Two high-density gratings are being made by CSL. The first (v3300a, CSL/WP3200) is a small, test grating, 3300 l/mm, made on float-glass. Based upon initial performance evaluation will finalize specification requirements for a 2nd, larger grating (CSL/WP4200, tentatively v3550a). Work in progres on CSL/WP4200 definition can be at this design page, and this optimization page.

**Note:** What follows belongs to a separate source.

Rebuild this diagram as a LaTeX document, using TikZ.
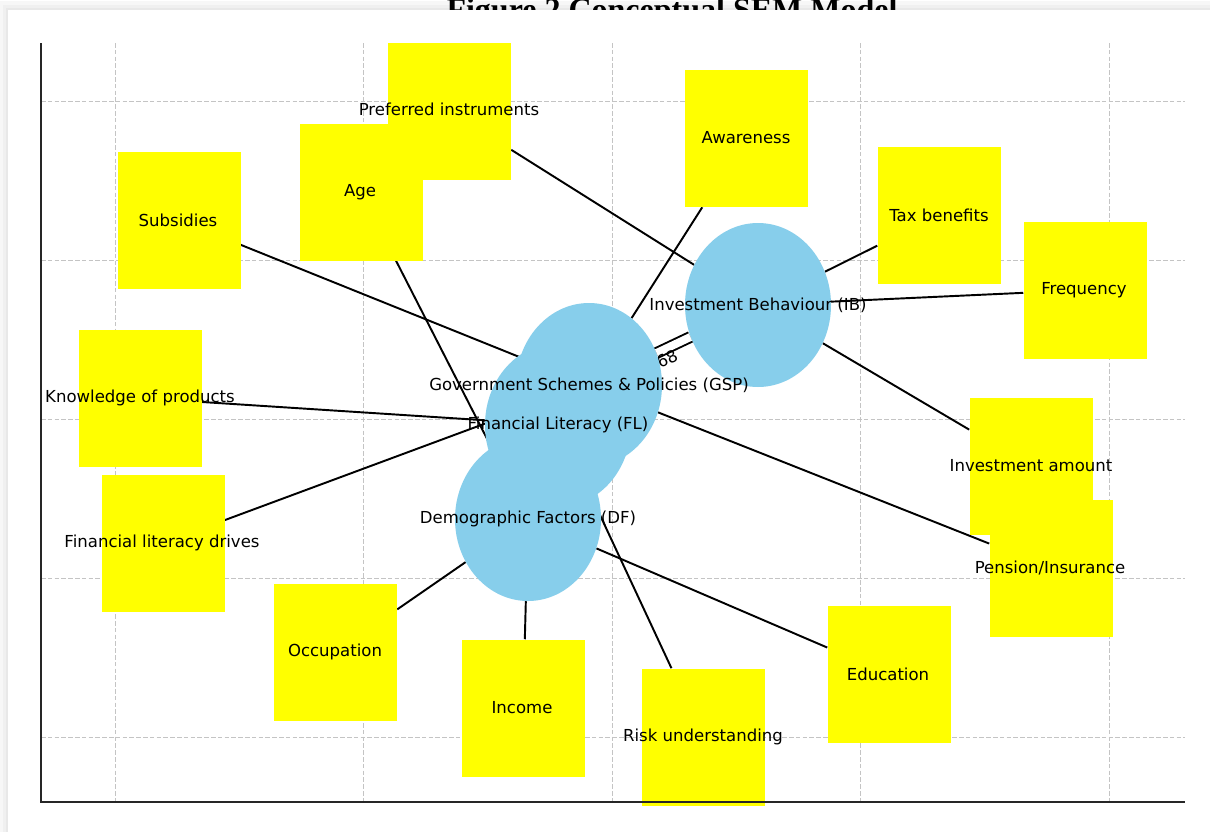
\documentclass[tikz,border=0pt]{standalone}
\usepackage{xcolor}
\usepackage{fontspec}
\setmainfont{DejaVu Sans}
\newfontfamily\titlefont{Liberation Serif}
\usepackage{tikz}
\usetikzlibrary{arrows, positioning, calc, shapes.geometric}
\definecolor{skyblue}{HTML}{87CEEB}
\definecolor{boxyellow}{HTML}{FFFF00}
\definecolor{gridgray}{HTML}{C4C4C4}
\definecolor{spinegray}{HTML}{262626}
\pgfdeclarelayer{background}
\pgfsetlayers{background,main}

\begin{document}
\begin{tikzpicture}[x=0.75pt,y=-0.75pt,font=\fontsize{12.4}{14}\selectfont,
	latent node/.style={ellipse,fill=skyblue,minimum width=109.5pt,minimum height=123pt,inner sep=0pt},
	item node/.style={rectangle,fill=boxyellow,minimum width=92.25pt,minimum height=102.75pt,inner sep=0pt},
	path line/.style={line width=1.45pt,black},
	grid line/.style={gridgray,line width=0.65pt,dash pattern=on 3.5pt off 1.6pt}]

	\useasboundingbox (0,0) rectangle (1210,832);

	% latent variables
	\node[latent node] (IB) at (758,305) {};
	\node[latent node] (GSP) at (589,385) {};
	\node[latent node] (FL) at (558,425) {};
	\node[latent node] (DF) at (528,519) {};
	\node (IB-text) at (IB) {Investment Behaviour (IB)};
	\node (GSP-text) at (GSP) {Government Schemes \& Policies (GSP)};
	\node (FL-text) at (FL) {Financial Literacy (FL)};
	\node (DF-text) at (DF) {Demographic Factors (DF)};

	% observed items
	\node[item node] (PI) at (449.5,111) {};
	\node[item node] (AW) at (746,138.5) {};
	\node[item node] (AGE) at (361,192) {};
	\node[item node] (SUB) at (179,220) {};
	\node[item node] (TAX) at (939,215) {};
	\node[item node] (FREQ) at (1085,290) {};
	\node[item node] (KP) at (140,398) {};
	\node[item node] (IA) at (1031,466) {};
	\node[item node] (FLD) at (163,543) {};
	\node[item node] (PEN) at (1051,568) {};
	\node[item node] (OCC) at (335.5,652) {};
	\node[item node] (INC) at (523,708) {};
	\node[item node] (RISK) at (703.5,737) {};
	\node[item node] (EDU) at (889,674) {};
	\node (PI-text) at (449,109) {Preferred instruments};
	\node (AW-text) at (746,138) {Awareness};
	\node (AGE-text) at (360,192) {Age};
	\node (SUB-text) at (178,220) {Subsidies};
	\node (TAX-text) at (939,215) {Tax benefits};
	\node (FREQ-text) at (1084,290) {Frequency};
	\node (KP-text) at (140,398) {Knowledge of products};
	\node (IA-text) at (1031,466) {Investment amount};
	\node (FLD-text) at (162,543) {Financial literacy drives};
	\node (PEN-text) at (1050,568) {Pension/Insurance};
	\node (OCC-text) at (335,652) {Occupation};
	\node (INC-text) at (522,708) {Income};
	\node (RISK-text) at (703,737) {Risk understanding};
	\node (EDU-text) at (888,674) {Education};

	\begin{pgfonlayer}{background}
		% card
		\fill[white] (0,0) rectangle (1210,832);
		\fill[black!3] (0,1) rectangle (1210,832);
		\fill[black!6] (3,5) rectangle (1210,832);
		\fill[black!9] (6,8) rectangle (1210,832);
		\node[font=\titlefont\bfseries\fontsize{24}{28}\selectfont,anchor=base] (title) at (672,20) {Figure 2 Conceptual SEM Model};
		\fill[white] (8,10) rectangle (1210,832);
		% grid
		\foreach \gx in {115,363.5,612,860.5,1109}
			\draw[grid line] (\gx,43) -- (\gx,802);
		\foreach \gy in {101,260,419,578,737}
			\draw[grid line] (41,\gy) -- (1185,\gy);
		% paths
		\draw[path line] (PI) -- (IB);
		\draw[path line] (TAX) -- (IB);
		\draw[path line] (FREQ) -- (IB);
		\draw[path line] (IA) -- (IB);
		\draw[path line] (AW) -- (GSP);
		\draw[path line] (SUB) -- (GSP);
		\draw[path line] (PEN) -- (GSP);
		\draw[path line] (FLD) -- (GSP);
		\draw[path line] (KP) -- (FL);
		\draw[path line] (RISK) -- (FL);
		\draw[path line] (AGE) -- (DF);
		\draw[path line] (OCC) -- (DF);
		\draw[path line] (INC) -- (DF);
		\draw[path line] (EDU) -- (DF);
		\draw[path line,double distance=6pt] (GSP) -- (IB);
		\node[rotate=25] (coef) at (660,362) {0.68};
	\end{pgfonlayer}

	% axes
	\draw[spinegray,line width=1.8pt] (41,43) -- (41,802) -- (1185,802);

\end{tikzpicture}
\end{document}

For CSL/WP4200 we have finalized the substrate size and thickness. The size is 500 x 230mm with a 480 x 210mm clear aperture. To place a severe specification on the final wavefront (lambda/4) requires an appropriate glass thickness and flatness (lambda/10). The rule of thumb used by polishers is that the thickness should be at least equal to a tenth of the maximal inplane dimension (diagonal or diameter). For a 500 x 230 mm grating the thickness should then be 55mm. However, we are informed by CSL that their coating machine can admit substrates with a maximum of 33mm thickness. Reducing the thickness may reduce the blank stiffness and thus increase the final wavefront error. Charles Harmer's analysis is that a thickness of 30 mm is acceptable. The final substrates (2) purchased from Zygo have dimensions of 500 x 230 x 30 mm, and have been delivered on Jul 06 2004.

Performance

Calculations are based on rigorous coupled wave analysis (Barden, Bershady). Partial measurements for test-grating, WP3200, from CSL exist in August 08, 2003 report. Note the difference between Barden's and Bershady's model. This is due, presumably to differences in grating parameters d, n, dn. We want to modulate CSL's delivered parameters to be closer to the those use by Barden, and in fact with the optimization pushed slighlty to even higher angles.

RCWA predicted efficiency of 3300 l/mm VPH grating with unknown parameters (Barden)
RCWA predicted efficiency of 3300 l/mm VPH grating WP3200 parameters from CSL (Bershady):
d = 12 microns (effective)
dn = 0.048
n1=n3=1.43, n2=1.4
Horizontal, colored lines span sampled Bench band-pass at given grating angle at minimum efficiency.

Optomechanical Components for Testing on Current Bench

Design and drawings are courtesy of Bill Schoening. Components fabrication has not begun. See v740a page for further illustrations of optomechanics for low-density gratings.

Configuration for high-density grating (large angle). Rectangular housing (inner and outer) fasten to existing, encoded, grating turret (#1), currently used for reflection gratings.